Limitations & Future Work

  • Single Question Format: Relying solely on multiple-choice questions (MCQs) may allow models to guess correctly or use elimination, and it does not assess open-ended generation or explanation.
  • Data Source Bias: Videos primarily come from FineVideo (YouTube) and MusicAVQA, potentially biasing towards specific content styles or languages.
  • Missing Modalities: While covering speech/events/music, other modalities like touch (highlighted in the introduction) are not included; "omnimodal" currently refers to "Audio + Visual + Text."
  • Future Directions: The work serves as a "roadmap to real-world understanding." Future work could explore stronger fusion architectures or targeted training for the identified emotional and counting weaknesses.

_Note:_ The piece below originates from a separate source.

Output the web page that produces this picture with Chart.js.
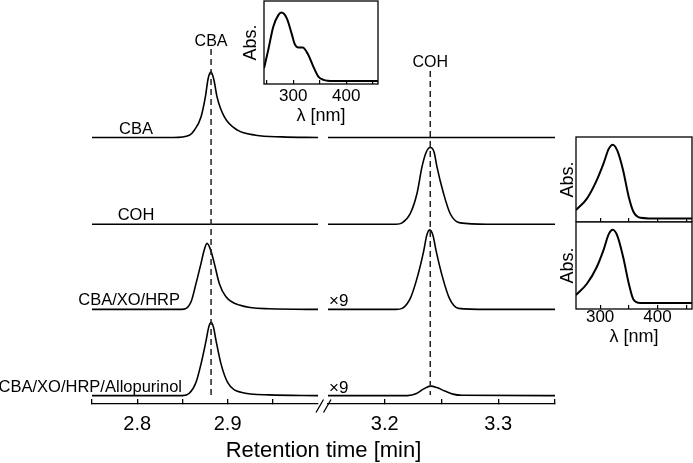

  • vs OmniBench / AV-Odyssey: These lack temporal dynamics (static image + audio); WorldSense uses real synchronized video for temporal events and motion.

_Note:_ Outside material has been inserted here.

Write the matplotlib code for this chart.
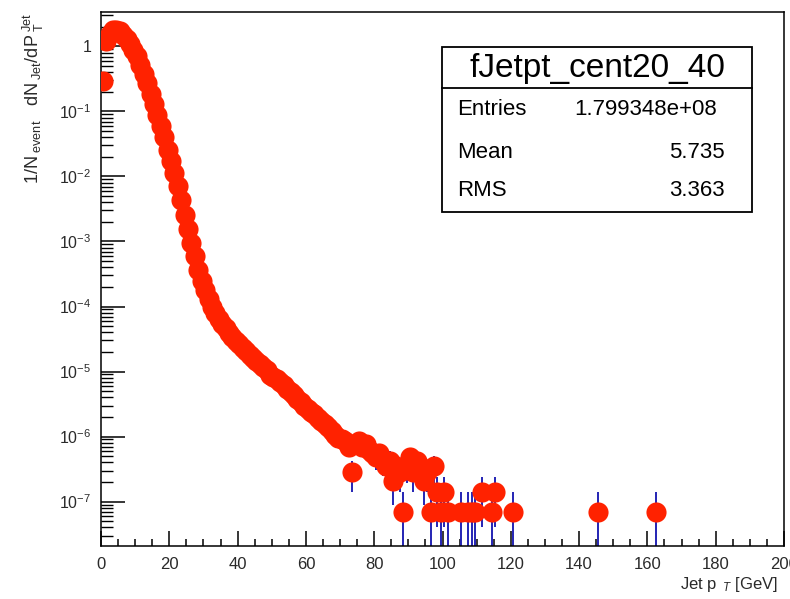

  • vs Music-AVQA / AVQA: These are domain-specific or have monotonous questioning; WorldSense is open-domain and multi-task (8 domains, 26 tasks).
  • vs LongVALE: LongVALE only evaluates captioning; WorldSense evaluates three layers of cognition from recognition to reasoning.

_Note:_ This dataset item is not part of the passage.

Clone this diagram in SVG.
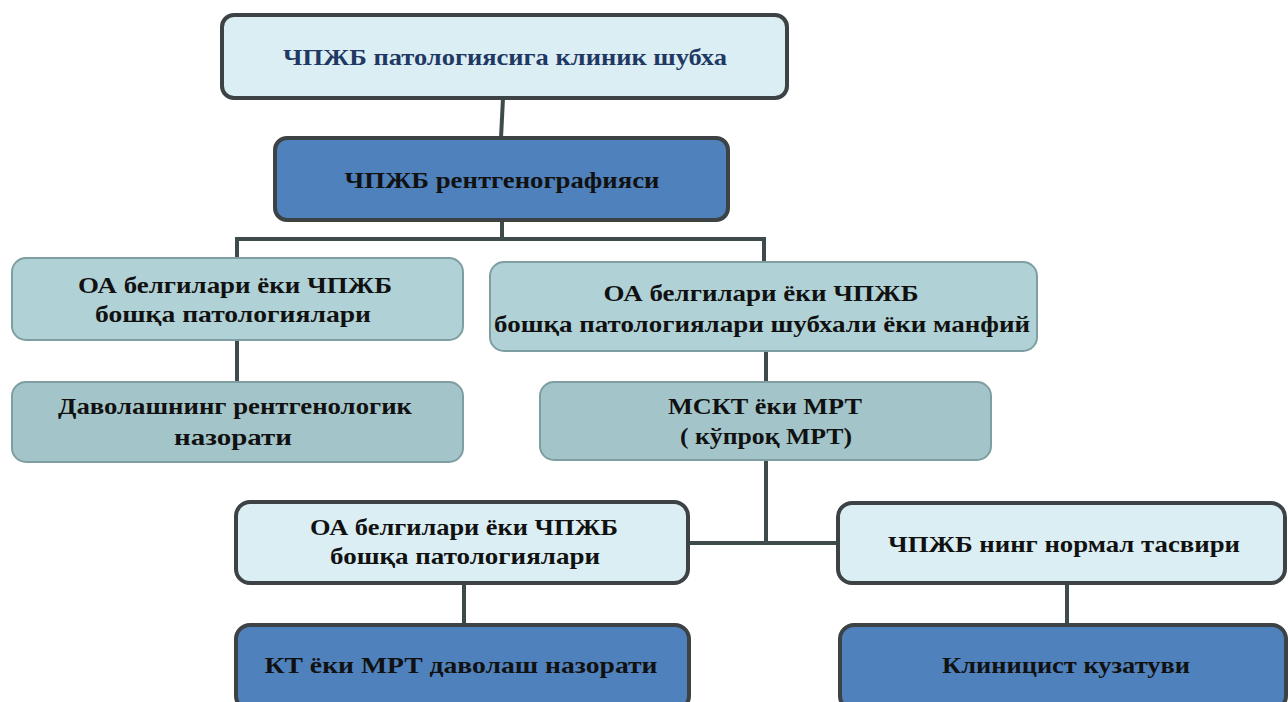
<svg xmlns="http://www.w3.org/2000/svg" width="1288" height="702" viewBox="0 0 1288 702">
<style>
.t{font-family:"Liberation Serif","Times New Roman",serif;font-weight:bold;font-size:24px;fill:#111;text-anchor:middle}
.light{fill:#daeef3;stroke:#3d4245;stroke-width:4}
.blue{fill:#4f81bd;stroke:#3d4245;stroke-width:4}
.teal{fill:#b0d2d6;stroke:#7f9ea2;stroke-width:2}
.teal2{fill:#a3c5c9;stroke:#7f9ea2;stroke-width:2}
.c{fill:none;stroke:#3f4a4d;stroke-width:4}
</style>
<rect width="1288" height="702" fill="#ffffff"/>
<g id="connectors">
<line class="c" x1="503" y1="98" x2="501" y2="138"/>
<polyline class="c" points="502,220 502,239 237,239 237,258"/>
<polyline class="c" points="502,239 764,239 764,262"/>
<line class="c" x1="237" y1="340" x2="237" y2="382"/>
<line class="c" x1="766" y1="351" x2="766" y2="382"/>
<line class="c" x1="766" y1="460" x2="766" y2="543"/>
<line class="c" x1="688" y1="543" x2="838" y2="543"/>
<line class="c" x1="464" y1="583" x2="464" y2="625"/>
<line class="c" x1="1067" y1="583" x2="1067" y2="625"/>
</g>
<g id="n1">
<rect class="light" x="222" y="15" width="565" height="83" rx="12"/>
<text class="t" x="505" y="65" style="fill:#1f3864" textLength="444" lengthAdjust="spacingAndGlyphs">ЧПЖБ патологиясига клиник шубха</text>
</g>
<g id="n2">
<rect class="blue" x="275" y="138" width="453" height="82" rx="12"/>
<text class="t" x="502" y="188" textLength="315" lengthAdjust="spacingAndGlyphs">ЧПЖБ рентгенографияси</text>
</g>
<g id="n3">
<rect class="teal" x="12" y="258" width="451" height="82" rx="14"/>
<text class="t" x="235" y="293" textLength="314" lengthAdjust="spacingAndGlyphs">ОА белгилари  ёки ЧПЖБ</text>
<text class="t" x="233" y="322" textLength="276" lengthAdjust="spacingAndGlyphs">бошқа патологиялари</text>
</g>
<g id="n4">
<rect class="teal" x="490" y="262" width="547" height="89" rx="14"/>
<text class="t" x="761" y="301" textLength="315" lengthAdjust="spacingAndGlyphs">ОА белгилари  ёки ЧПЖБ</text>
<text class="t" x="762" y="332" textLength="536" lengthAdjust="spacingAndGlyphs">бошқа патологиялари  шубхали ёки манфий</text>
</g>
<g id="n5">
<rect class="teal2" x="12" y="382" width="451" height="80" rx="14"/>
<text class="t" x="235" y="414" textLength="354" lengthAdjust="spacingAndGlyphs">Даволашнинг рентгенологик</text>
<text class="t" x="233" y="445" textLength="118" lengthAdjust="spacingAndGlyphs">назорати</text>
</g>
<g id="n6">
<rect class="teal2" x="540" y="382" width="451" height="78" rx="14"/>
<text class="t" x="765" y="414" textLength="194" lengthAdjust="spacingAndGlyphs">МСКТ ёки МРТ</text>
<text class="t" x="766" y="444" textLength="172" lengthAdjust="spacingAndGlyphs">( кўпроқ МРТ)</text>
</g>
<g id="n7">
<rect class="light" x="236" y="502" width="452" height="81" rx="14"/>
<text class="t" x="464" y="535" textLength="308" lengthAdjust="spacingAndGlyphs">ОА белгилари ёки ЧПЖБ</text>
<text class="t" x="465" y="564" textLength="270" lengthAdjust="spacingAndGlyphs">бошқа патологиялари</text>
</g>
<g id="n8">
<rect class="light" x="838" y="503" width="447" height="80" rx="14"/>
<text class="t" x="1064" y="552" textLength="352" lengthAdjust="spacingAndGlyphs">ЧПЖБ нинг нормал тасвири</text>
</g>
<g id="n9">
<rect class="blue" x="236" y="625" width="453" height="85" rx="14"/>
<text class="t" x="461" y="673" textLength="393" lengthAdjust="spacingAndGlyphs">КТ ёки  МРТ даволаш назорати</text>
</g>
<g id="n10">
<rect class="blue" x="840" y="625" width="446" height="85" rx="14"/>
<text class="t" x="1066" y="673" textLength="248" lengthAdjust="spacingAndGlyphs">Клиницист кузатуви</text>
</g>
</svg>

  • vs Video-MME: Video-MME is often "weakly correlated" (answerable by vision alone), whereas WorldSense is the first to make "mandatory audio-visual synergy" a hard constraint.

Rating

  • Novelty: ⭐⭐⭐⭐⭐ First real-world omnimodal benchmark mandating synergy; original "verifiable necessity" approach.
  • Experimental Thoroughness: ⭐⭐⭐⭐⭐ Covers dozens of MLLMs with extensive ablation and failure analysis.
  • Writing Quality: ⭐⭐⭐⭐ Clear progression from principles to evaluation, though model abbreviations are dense.
  • Value: ⭐⭐⭐⭐⭐ Honestly exposes the gap (65% for SOTA) and pinpoints three major shortcomings for the community.